For the production of solvent refined coal (SRC) by the SRC-I process, 5600 T/D (i.e. Ton/Day) of bituminous coal is ground to a particle size below 200 mesh. This material is slurried by mixing with 9000 T/D of recycled aromatic process solvent having an atmospheric boiling range of 400° to 900° F. The slurry is prepared in one or more agitated vessels at a pressure slightly above atmospheric and at a temperature of 400° F.

The slurry is divided into six parallel streams and pumped by a combination of centrifugal and reciprocating pumps to a pressure of 2900 psig, whereafter, it is heated in a series of heat exchangers to a temperature of 500° F.

Hot recycle hydrogen gas at a temperature of 800° F. is mixed at a rate of 135 T/D with the slurry to generate a three phase mixture of coal-oil-gas before entering preheat furnace in which the mixture is heated to a temperature of 760° F. In the preheat furnace the dissolution of the coal and the reactions to produce SRC, aromatic oils and residue materials are commenced.

The preheated three phase mixture is mixed with a further 135 T/D of hot recycle hydrogen gas before entering the first of two coal liquefaction reactors. In these reactors the coal liquefaction process is complete at a temperature of 840° F. and a pressure of 2600 psig to produce SRC, aromatic oils, residual ash, undissolved coal, and gaseous products of reaction. The temperature distribution in the reactors is controlled by the intermediate injection of a further 135 T/D of cold recycle hydrogen gas into the lower portion of the reactor.

The effluent three phase steam from the reactors is passed directly at a temperature of 840° F. to a separator in which the gaseous phase is separated from the slurry phase. The slurry phase at 840° F. and with a flow of 12000 T/D is mixed below the gas-liquid surface in the separator with a recycle slurry flow of 6000 T/D at a temperature of 600° F., to obtain a mixed slurry stream leaving the separator at a temperature just below 780° F. and at a pressure of about 2550 psig. The separated gas stream leaves overhead from the separator at a temperature close to 840° F.

The slurry stream leaving the separator is divided into a product stream and a recycle stream, with respective flows of 12000 T/D and 6000 T/D. The recycle stream is passed by a pump to a heat exchanger in which it is cooled from 780° F. to 600° F. by cold recycle process solvent (i.e. 400° F.). Thence the cooled recycle slurry is returned directly to below the liquid interface in the separator.

The product slurry stream from the separator is cooled to 750° F. in a heat exchanger against another portion of cold recycle process solvent before being further processed by phase separation and distillation to recovery the SRC and aromatic oil products, recycle solvent and residual solids.

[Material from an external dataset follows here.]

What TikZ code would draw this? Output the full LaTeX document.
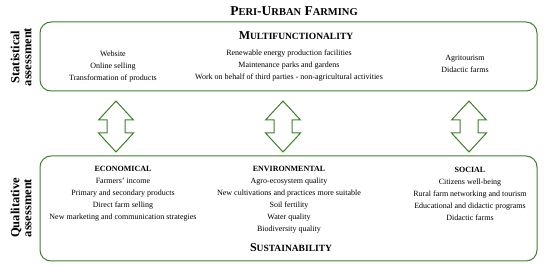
\documentclass[tikz,border=0pt]{standalone}
\usepackage{fontspec}
\setmainfont{Liberation Serif}

\definecolor{frameGreen}{RGB}{62,128,40}

\begin{document}
\begin{tikzpicture}[x=1pt,y=-1pt,
    areabox/.style={draw=frameGreen,line width=1pt,rounded corners=11pt},
    itemtext/.style={align=center,font=\fontsize{8}{12}\selectfont,inner sep=0pt},
    sidelabel/.style={rotate=90,align=center,font=\fontsize{12.5}{12}\selectfont\bfseries,inner sep=0pt},
    headtext/.style={font=\fontsize{12}{12}\selectfont\bfseries,inner sep=0pt},
    biarrow/.style={draw=frameGreen,line width=1pt,fill=white}]
  \useasboundingbox (0,0) rectangle (550,267);
  % title
  \node[headtext,font=\fontsize{13.5}{12}\selectfont\bfseries] (title) at (294,11) {P{\fontsize{10.5}{12}\selectfont ERI}-U{\fontsize{10.5}{12}\selectfont RBAN} F{\fontsize{10.5}{12}\selectfont ARMING}};
  % the two frames
  \draw[areabox] (40,22) rectangle (537,91);
  \draw[areabox] (40,156) rectangle (537,261);
  \node[sidelabel] (stat) at (21,57) {Statistical\\assessment};
  \node[sidelabel] (qual) at (21,208) {Qualitative\\assessment};
  % multifunctionality
  \node[headtext] (multi) at (296,36) {M{\fontsize{9.5}{12}\selectfont ULTIFUNCTIONALITY}};
  \node[itemtext] (web) at (113,67) {Website\\Online selling\\Transformation of products};
  \node[itemtext] (energy) at (289,66) {Renewable energy production facilities\\Maintenance parks and gardens\\Work on behalf of third parties - non-agricultural activities};
  \node[itemtext] (tour) at (465,64) {Agritourism\\Didactic farms};
  % sustainability
  \node[itemtext] (eco) at (123,194) {\textbf{ECONOMICAL}\\Farmers' income\\Primary and secondary products\\Direct farm selling\\New marketing and communication  strategies};
  \node[itemtext] (env) at (289,200) {\textbf{ENVIRONMENTAL}\\Agro-ecosystem quality\\New cultivations and practices more suitable\\Soil fertility\\Water quality\\Biodiversity quality};
  \node[itemtext] (soc) at (470,194) {\textbf{SOCIAL}\\Citizens well-being\\Rural farm networking and tourism\\Educational  and didactic programs\\Didactic farms};
  \node[headtext] (sust) at (291,248) {S{\fontsize{9.5}{12}\selectfont USTAINABILITY}};
  % double arrows between the frames
  \foreach \cx in {116,283,469}{
    \draw[biarrow] (\cx,101) -- ++(17.5,19) -- ++(-8.5,0) -- ++(0,13) -- ++(8.5,0)
      -- (\cx,152) -- ++(-17.5,-19) -- ++(8.5,0) -- ++(0,-13) -- ++(-8.5,0) -- cycle;
  }
\end{tikzpicture}
\end{document}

The overhead hydrogen, gaseous products of reaction and vaporized oils streams with a total flow of 3600 T/D are passed through two heat exchange systems in series in which the gas is cooled to condense the light oil and aqueous components of the mixture. Cooling is effected in a heat exchanger by recycled hydrogen gas which is preheated to 800° F. before reinjection into the coal slurry ahead of the reactors. Further cooling of the gases is effected by cold recycle process solvent in yet another heat exchanger.

Claims

We claim:

1. In a process for the solvent refining of coal wherein a slurry of finely ground coal in process solvent is passed through a preheater to a coal liquefaction reactor in the presence of hydrogen rich gases at elevated temperatures and pressures, the improvement comprising passing effluent from the reactor directly to a gas/slurry phase separator, and recycling slurry from said separator through a cooling heat exchanger and back to the slurry phase in said separator for cooling the same to suppress coke formation.

2. A process according to claim 1 wherein the gas phase in said separator is withdrawn therefrom and passed to a heat exchanger for heating a process stream.

3. A process according to claim 2 wherein said process stream is hydrogen gas being delivered to the process solvent being fed to said reactor.

4. A process according to claim 3 wherein said gas phase is passed from said first-named heat exchanger to a second heat exchanger whereat it is passed in heat exchange relationship with cold process solvent.

5. A process according to claim 1 wherein the effluent is passed from said reactor to said separator without cooling the same.

6. A process according to claim 1 wherein the recycle solvent is returned to said separator in an amount sufficient to cool the slurry phase of said separator to a temperature below about 780° F.

7. A process according to claim 1 wherein said recycle slurry is withdrawn from a bottom portion of said separator and pumped to a heat exchanger whereat cold recycle solvent is passed in heat exchange relationship therewith to cool the same for return to said separator at at temperature of about 540°-750° F.

8. A process according to claim 7 wherein the recycle solventis returned to said separator in an amount sufficient to cool the slurry phase of said separator to a temperature below about 780° F.

9. A process according to claim 7 wherein a portion of the recycle slurry withdrawn from the bottom of said separator is passed to a heat exchanger whereat it is passed in heat exchange relationship with cold process solvent.